╔══

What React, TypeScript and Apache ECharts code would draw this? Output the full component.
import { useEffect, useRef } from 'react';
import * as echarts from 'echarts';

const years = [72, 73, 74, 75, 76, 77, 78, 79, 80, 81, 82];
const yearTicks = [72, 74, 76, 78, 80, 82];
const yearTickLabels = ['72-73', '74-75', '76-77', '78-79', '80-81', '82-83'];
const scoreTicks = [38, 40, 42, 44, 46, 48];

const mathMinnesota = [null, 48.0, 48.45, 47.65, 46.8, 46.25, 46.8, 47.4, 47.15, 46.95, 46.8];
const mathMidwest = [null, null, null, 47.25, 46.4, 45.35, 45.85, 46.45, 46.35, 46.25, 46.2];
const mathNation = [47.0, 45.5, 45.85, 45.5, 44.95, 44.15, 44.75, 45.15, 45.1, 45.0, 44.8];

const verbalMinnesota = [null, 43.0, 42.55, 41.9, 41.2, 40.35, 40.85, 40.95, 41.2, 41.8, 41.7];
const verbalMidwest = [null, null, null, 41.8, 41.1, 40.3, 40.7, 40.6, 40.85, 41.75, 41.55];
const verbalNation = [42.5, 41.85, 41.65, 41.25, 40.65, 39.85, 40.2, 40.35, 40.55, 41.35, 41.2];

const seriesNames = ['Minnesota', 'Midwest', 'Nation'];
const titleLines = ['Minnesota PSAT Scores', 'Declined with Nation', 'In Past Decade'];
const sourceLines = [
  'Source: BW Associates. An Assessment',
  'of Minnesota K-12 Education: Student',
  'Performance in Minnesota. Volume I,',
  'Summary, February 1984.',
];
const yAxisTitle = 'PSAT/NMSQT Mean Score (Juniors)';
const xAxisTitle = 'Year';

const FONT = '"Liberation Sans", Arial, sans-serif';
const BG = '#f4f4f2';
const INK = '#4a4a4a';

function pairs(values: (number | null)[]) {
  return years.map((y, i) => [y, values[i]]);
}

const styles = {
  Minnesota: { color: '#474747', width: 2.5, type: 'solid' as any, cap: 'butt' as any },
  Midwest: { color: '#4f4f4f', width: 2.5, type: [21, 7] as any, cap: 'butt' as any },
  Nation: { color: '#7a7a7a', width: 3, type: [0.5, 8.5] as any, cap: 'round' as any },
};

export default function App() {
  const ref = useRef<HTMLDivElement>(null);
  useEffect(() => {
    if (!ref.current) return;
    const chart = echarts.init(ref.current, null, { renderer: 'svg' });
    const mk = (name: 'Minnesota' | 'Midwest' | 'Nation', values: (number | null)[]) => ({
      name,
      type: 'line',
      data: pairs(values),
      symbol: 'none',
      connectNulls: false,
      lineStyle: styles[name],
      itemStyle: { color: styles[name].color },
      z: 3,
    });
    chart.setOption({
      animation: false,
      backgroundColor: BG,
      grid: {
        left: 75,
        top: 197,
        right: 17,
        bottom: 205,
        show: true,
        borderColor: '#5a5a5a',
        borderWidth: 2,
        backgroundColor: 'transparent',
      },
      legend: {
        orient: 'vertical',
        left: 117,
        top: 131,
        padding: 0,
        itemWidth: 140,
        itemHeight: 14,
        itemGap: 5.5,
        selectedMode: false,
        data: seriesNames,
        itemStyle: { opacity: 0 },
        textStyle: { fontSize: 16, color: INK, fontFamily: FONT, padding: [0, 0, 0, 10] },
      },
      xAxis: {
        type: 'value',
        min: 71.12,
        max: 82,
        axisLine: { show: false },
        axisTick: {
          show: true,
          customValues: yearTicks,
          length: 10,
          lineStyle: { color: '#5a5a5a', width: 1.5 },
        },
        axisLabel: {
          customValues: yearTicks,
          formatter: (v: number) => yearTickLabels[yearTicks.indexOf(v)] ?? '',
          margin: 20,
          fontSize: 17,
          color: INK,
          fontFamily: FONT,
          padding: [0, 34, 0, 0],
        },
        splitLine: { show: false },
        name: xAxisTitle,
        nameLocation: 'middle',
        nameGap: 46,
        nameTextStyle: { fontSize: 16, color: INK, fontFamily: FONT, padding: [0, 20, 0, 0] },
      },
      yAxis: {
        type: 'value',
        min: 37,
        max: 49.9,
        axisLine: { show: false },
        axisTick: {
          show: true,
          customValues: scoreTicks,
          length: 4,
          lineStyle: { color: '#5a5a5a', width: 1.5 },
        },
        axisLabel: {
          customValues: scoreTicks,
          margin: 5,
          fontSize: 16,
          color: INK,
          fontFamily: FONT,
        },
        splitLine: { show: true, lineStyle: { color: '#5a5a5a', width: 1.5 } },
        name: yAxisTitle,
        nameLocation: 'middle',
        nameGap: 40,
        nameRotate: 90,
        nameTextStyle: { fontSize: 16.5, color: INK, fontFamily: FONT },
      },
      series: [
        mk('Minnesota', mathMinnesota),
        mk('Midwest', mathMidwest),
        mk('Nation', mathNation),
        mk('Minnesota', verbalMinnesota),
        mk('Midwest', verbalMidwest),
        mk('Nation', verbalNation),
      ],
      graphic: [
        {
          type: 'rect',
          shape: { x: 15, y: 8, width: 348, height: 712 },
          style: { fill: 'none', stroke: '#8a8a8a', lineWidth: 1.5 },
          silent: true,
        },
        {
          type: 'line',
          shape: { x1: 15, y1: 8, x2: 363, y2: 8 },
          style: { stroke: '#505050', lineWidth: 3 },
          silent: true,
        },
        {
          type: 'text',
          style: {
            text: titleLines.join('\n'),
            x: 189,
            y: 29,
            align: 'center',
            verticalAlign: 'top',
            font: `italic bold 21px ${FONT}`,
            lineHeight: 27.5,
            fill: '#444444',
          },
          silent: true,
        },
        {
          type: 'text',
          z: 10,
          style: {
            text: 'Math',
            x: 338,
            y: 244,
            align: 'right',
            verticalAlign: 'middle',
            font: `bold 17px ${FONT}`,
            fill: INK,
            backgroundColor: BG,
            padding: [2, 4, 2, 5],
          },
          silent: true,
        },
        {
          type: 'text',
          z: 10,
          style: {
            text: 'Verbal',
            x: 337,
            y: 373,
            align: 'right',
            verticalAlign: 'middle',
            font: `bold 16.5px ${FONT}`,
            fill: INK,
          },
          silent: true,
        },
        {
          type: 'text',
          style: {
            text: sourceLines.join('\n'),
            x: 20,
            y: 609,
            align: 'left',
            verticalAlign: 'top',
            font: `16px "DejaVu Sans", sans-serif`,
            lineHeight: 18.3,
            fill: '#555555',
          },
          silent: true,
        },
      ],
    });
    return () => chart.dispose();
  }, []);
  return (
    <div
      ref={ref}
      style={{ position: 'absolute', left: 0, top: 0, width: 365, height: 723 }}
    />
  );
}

╚══

> [Your instructions]
Can you reproduce all the material exactly?

> [Answer]
What React, TypeScript and Apache ECharts code would draw this? Output the full component.
import { useEffect, useRef } from 'react';
import * as echarts from 'echarts';

const years = [72, 73, 74, 75, 76, 77, 78, 79, 80, 81, 82];
const yearTicks = [72, 74, 76, 78, 80, 82];
const yearTickLabels = ['72-73', '74-75', '76-77', '78-79', '80-81', '82-83'];
const scoreTicks = [38, 40, 42, 44, 46, 48];

const mathMinnesota = [null, 48.0, 48.45, 47.65, 46.8, 46.25, 46.8, 47.4, 47.15, 46.95, 46.8];
const mathMidwest = [null, null, null, 47.25, 46.4, 45.35, 45.85, 46.45, 46.35, 46.25, 46.2];
const mathNation = [47.0, 45.5, 45.85, 45.5, 44.95, 44.15, 44.75, 45.15, 45.1, 45.0, 44.8];

const verbalMinnesota = [null, 43.0, 42.55, 41.9, 41.2, 40.35, 40.85, 40.95, 41.2, 41.8, 41.7];
const verbalMidwest = [null, null, null, 41.8, 41.1, 40.3, 40.7, 40.6, 40.85, 41.75, 41.55];
const verbalNation = [42.5, 41.85, 41.65, 41.25, 40.65, 39.85, 40.2, 40.35, 40.55, 41.35, 41.2];

const seriesNames = ['Minnesota', 'Midwest', 'Nation'];
const titleLines = ['Minnesota PSAT Scores', 'Declined with Nation', 'In Past Decade'];
const sourceLines = [
  'Source: BW Associates. An Assessment',
  'of Minnesota K-12 Education: Student',
  'Performance in Minnesota. Volume I,',
  'Summary, February 1984.',
];
const yAxisTitle = 'PSAT/NMSQT Mean Score (Juniors)';
const xAxisTitle = 'Year';

const FONT = '"Liberation Sans", Arial, sans-serif';
const BG = '#f4f4f2';
const INK = '#4a4a4a';

function pairs(values: (number | null)[]) {
  return years.map((y, i) => [y, values[i]]);
}

const styles = {
  Minnesota: { color: '#474747', width: 2.5, type: 'solid' as any, cap: 'butt' as any },
  Midwest: { color: '#4f4f4f', width: 2.5, type: [21, 7] as any, cap: 'butt' as any },
  Nation: { color: '#7a7a7a', width: 3, type: [0.5, 8.5] as any, cap: 'round' as any },
};

export default function App() {
  const ref = useRef<HTMLDivElement>(null);
  useEffect(() => {
    if (!ref.current) return;
    const chart = echarts.init(ref.current, null, { renderer: 'svg' });
    const mk = (name: 'Minnesota' | 'Midwest' | 'Nation', values: (number | null)[]) => ({
      name,
      type: 'line',
      data: pairs(values),
      symbol: 'none',
      connectNulls: false,
      lineStyle: styles[name],
      itemStyle: { color: styles[name].color },
      z: 3,
    });
    chart.setOption({
      animation: false,
      backgroundColor: BG,
      grid: {
        left: 75,
        top: 197,
        right: 17,
        bottom: 205,
        show: true,
        borderColor: '#5a5a5a',
        borderWidth: 2,
        backgroundColor: 'transparent',
      },
      legend: {
        orient: 'vertical',
        left: 117,
        top: 131,
        padding: 0,
        itemWidth: 140,
        itemHeight: 14,
        itemGap: 5.5,
        selectedMode: false,
        data: seriesNames,
        itemStyle: { opacity: 0 },
        textStyle: { fontSize: 16, color: INK, fontFamily: FONT, padding: [0, 0, 0, 10] },
      },
      xAxis: {
        type: 'value',
        min: 71.12,
        max: 82,
        axisLine: { show: false },
        axisTick: {
          show: true,
          customValues: yearTicks,
          length: 10,
          lineStyle: { color: '#5a5a5a', width: 1.5 },
        },
        axisLabel: {
          customValues: yearTicks,
          formatter: (v: number) => yearTickLabels[yearTicks.indexOf(v)] ?? '',
          margin: 20,
          fontSize: 17,
          color: INK,
          fontFamily: FONT,
          padding: [0, 34, 0, 0],
        },
        splitLine: { show: false },
        name: xAxisTitle,
        nameLocation: 'middle',
        nameGap: 46,
        nameTextStyle: { fontSize: 16, color: INK, fontFamily: FONT, padding: [0, 20, 0, 0] },
      },
      yAxis: {
        type: 'value',
        min: 37,
        max: 49.9,
        axisLine: { show: false },
        axisTick: {
          show: true,
          customValues: scoreTicks,
          length: 4,
          lineStyle: { color: '#5a5a5a', width: 1.5 },
        },
        axisLabel: {
          customValues: scoreTicks,
          margin: 5,
          fontSize: 16,
          color: INK,
          fontFamily: FONT,
        },
        splitLine: { show: true, lineStyle: { color: '#5a5a5a', width: 1.5 } },
        name: yAxisTitle,
        nameLocation: 'middle',
        nameGap: 40,
        nameRotate: 90,
        nameTextStyle: { fontSize: 16.5, color: INK, fontFamily: FONT },
      },
      series: [
        mk('Minnesota', mathMinnesota),
        mk('Midwest', mathMidwest),
        mk('Nation', mathNation),
        mk('Minnesota', verbalMinnesota),
        mk('Midwest', verbalMidwest),
        mk('Nation', verbalNation),
      ],
      graphic: [
        {
          type: 'rect',
          shape: { x: 15, y: 8, width: 348, height: 712 },
          style: { fill: 'none', stroke: '#8a8a8a', lineWidth: 1.5 },
          silent: true,
        },
        {
          type: 'line',
          shape: { x1: 15, y1: 8, x2: 363, y2: 8 },
          style: { stroke: '#505050', lineWidth: 3 },
          silent: true,
        },
        {
          type: 'text',
          style: {
            text: titleLines.join('\n'),
            x: 189,
            y: 29,
            align: 'center',
            verticalAlign: 'top',
            font: `italic bold 21px ${FONT}`,
            lineHeight: 27.5,
            fill: '#444444',
          },
          silent: true,
        },
        {
          type: 'text',
          z: 10,
          style: {
            text: 'Math',
            x: 338,
            y: 244,
            align: 'right',
            verticalAlign: 'middle',
            font: `bold 17px ${FONT}`,
            fill: INK,
            backgroundColor: BG,
            padding: [2, 4, 2, 5],
          },
          silent: true,
        },
        {
          type: 'text',
          z: 10,
          style: {
            text: 'Verbal',
            x: 337,
            y: 373,
            align: 'right',
            verticalAlign: 'middle',
            font: `bold 16.5px ${FONT}`,
            fill: INK,
          },
          silent: true,
        },
        {
          type: 'text',
          style: {
            text: sourceLines.join('\n'),
            x: 20,
            y: 609,
            align: 'left',
            verticalAlign: 'top',
            font: `16px "DejaVu Sans", sans-serif`,
            lineHeight: 18.3,
            fill: '#555555',
          },
          silent: true,
        },
      ],
    });
    return () => chart.dispose();
  }, []);
  return (
    <div
      ref={ref}
      style={{ position: 'absolute', left: 0, top: 0, width: 365, height: 723 }}
    />
  );
}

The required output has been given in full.